New Hampshire's Virtual Town Hall
U.S Fiscal advice for underdeveloped countries for the past fifty years can be summed up in one basic teaching: do not get in debt to pay for consumption goods. However, last decade has represented a complete contradiction to such predicament. Harvard Professor Jeffry Frieden explained at UNH Manchester the intricacies of the first global economic crisis of the 21Ist century.
“This is a classic debt crisis, yet different from all previous ones. I define it as the consequence for borrowing from the rest of the world, and investing resources incompetently.” Mr. Frieden explained why the current recession is sui generis despite identifiable patterns.

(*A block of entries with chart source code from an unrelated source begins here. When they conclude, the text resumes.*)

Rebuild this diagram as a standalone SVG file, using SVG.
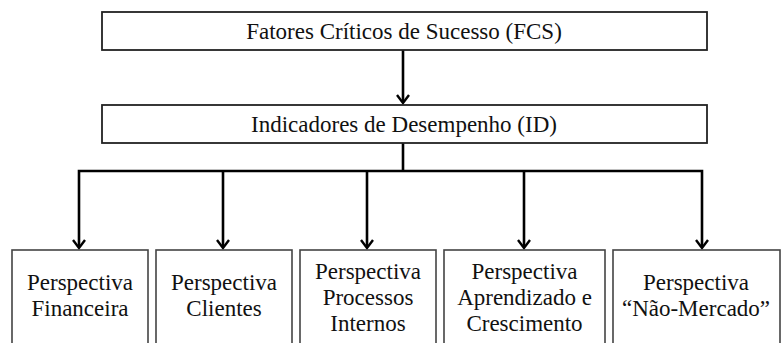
<svg xmlns="http://www.w3.org/2000/svg" width="782" height="343" viewBox="0 0 782 343">
<defs>
<style>
.box{fill:#fff;stroke:#222;stroke-width:1.8}
.pbox{fill:#fff;stroke:#444;stroke-width:1.6}
.t{font-family:"Liberation Serif",Tinos,"Times New Roman",Times,"Nimbus Roman","Nimbus Roman No9 L",FreeSerif,"Noto Serif","DejaVu Serif",serif;font-size:23px;fill:#111;text-anchor:middle}
.c{fill:none;stroke:#000;stroke-width:2.6}
.ah{fill:none;stroke:#000;stroke-width:2.4;stroke-linejoin:miter}
</style>
</defs>
<rect width="782" height="343" fill="#fff"/>
<g id="connectors">
<line class="c" x1="403" y1="50" x2="403" y2="102"/>
<path class="ah" d="M397,95 L403,103 L409,95"/>
<polyline class="c" points="403,143 403,171"/>
<polyline class="c" points="79,247 79,171 702,171 702,247"/>
<line class="c" x1="223" y1="171" x2="223" y2="247"/>
<line class="c" x1="367" y1="171" x2="367" y2="247"/>
<line class="c" x1="524" y1="171" x2="524" y2="247"/>
<path class="ah" d="M73,240 L79,248 L85,240"/>
<path class="ah" d="M217,240 L223,248 L229,240"/>
<path class="ah" d="M361,240 L367,248 L373,240"/>
<path class="ah" d="M518,240 L524,248 L530,240"/>
<path class="ah" d="M696,240 L702,248 L708,240"/>
</g>
<g id="fcs">
<rect class="box" x="102" y="12" width="605" height="38"/>
<text class="t" x="404" y="39">Fatores Críticos de Sucesso (FCS)</text>
</g>
<g id="id">
<rect class="box" x="102" y="105" width="605" height="38"/>
<text class="t" x="404" y="132">Indicadores de Desempenho (ID)</text>
</g>
<g id="financeira">
<rect class="pbox" x="12" y="250" width="136" height="100"/>
<text class="t" x="80" y="290">Perspectiva</text>
<text class="t" x="80" y="316">Financeira</text>
</g>
<g id="clientes">
<rect class="pbox" x="156" y="250" width="136" height="100"/>
<text class="t" x="224" y="290">Perspectiva</text>
<text class="t" x="224" y="316">Clientes</text>
</g>
<g id="processos">
<rect class="pbox" x="300" y="250" width="136" height="100"/>
<text class="t" x="368" y="279">Perspectiva</text>
<text class="t" x="368" y="305">Processos</text>
<text class="t" x="368" y="331">Internos</text>
</g>
<g id="aprendizado">
<rect class="pbox" x="444" y="250" width="161" height="100"/>
<text class="t" x="524.5" y="279">Perspectiva</text>
<text class="t" x="524.5" y="305">Aprendizado e</text>
<text class="t" x="524.5" y="331">Crescimento</text>
</g>
<g id="naomercado">
<rect class="pbox" x="613" y="250" width="167" height="100"/>
<text class="t" x="696" y="290">Perspectiva</text>
<text class="t" x="696" y="316">“Não-Mercado”</text>
</g>
</svg>
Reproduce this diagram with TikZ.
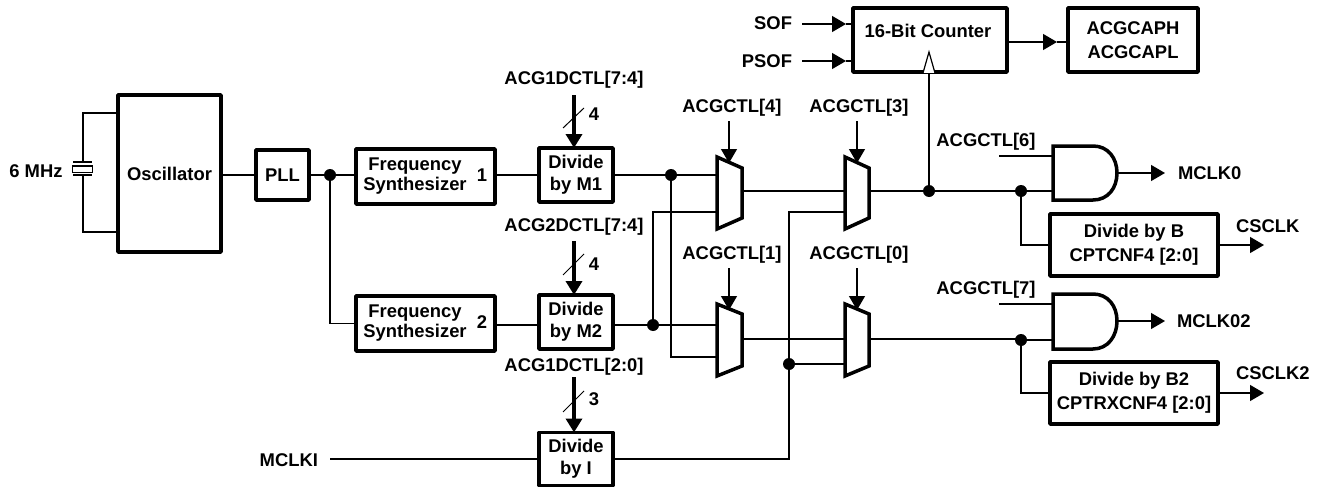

First, Tracing back the origins of the crisis, the Harvard Professor referenced the Bush administration, when in 2001 the U.S had a 250 billion superavit. With such outstanding fiscal performance, economists likes Allan Greenspan warned about the negative effects of a state that was buying its own debt, the danger of government buying assets in the private sector. President Bush decided after 9/11 to start massive cuts that inversed the referenced superavit into a 500 billion deficit. Frieden explain in depth the problems of such deficit, where the U.S started borrowing money from Germany, Netherlands, China and Saudi Arabia, and instead of using such capital for investment, it was used to fuel a consumption boom.
The lecturer referenced then one of his visits to Brazil, where President Itamar Franco announced massive fiscal cuts, “announcing the party was over. However, the morning after, people showed up in the streets with signs that said ‘the party is over and we were not even invited’.” Such anecdote summarizes the political dimension of the economic crisis according to Frieden. “Who’s going to pay for the bailouts? Germany? China? You can convince tax payers to a certain extent, after a while they will refuse to pay the neighbor’s bills.”
Mr. Frieden analyzed the difference between European protest movements such as the Indignados in Spain and ‘Occupiers’ in the U.S. “Here the conflict is not regional, but revolve around personal experience through the crisis.” Statistics may be helpful. The lower economic tier (earning less than $40 000 yearly per household) suffer 18% unemployment. Those digits quickly turn into a dramatic 36%, when one considers those who are willing to work full time, but are only hired for limited hours, and those who gave up searching for a job. Those on the second tier (earning more than $80 000 yearly pr household) have experienced a much different situation, with only 4% unemployment. At last, the lecturer referenced the richest 1%, who saw their income raise 60% during the past decade. “There is a broad perception the country has become unequal."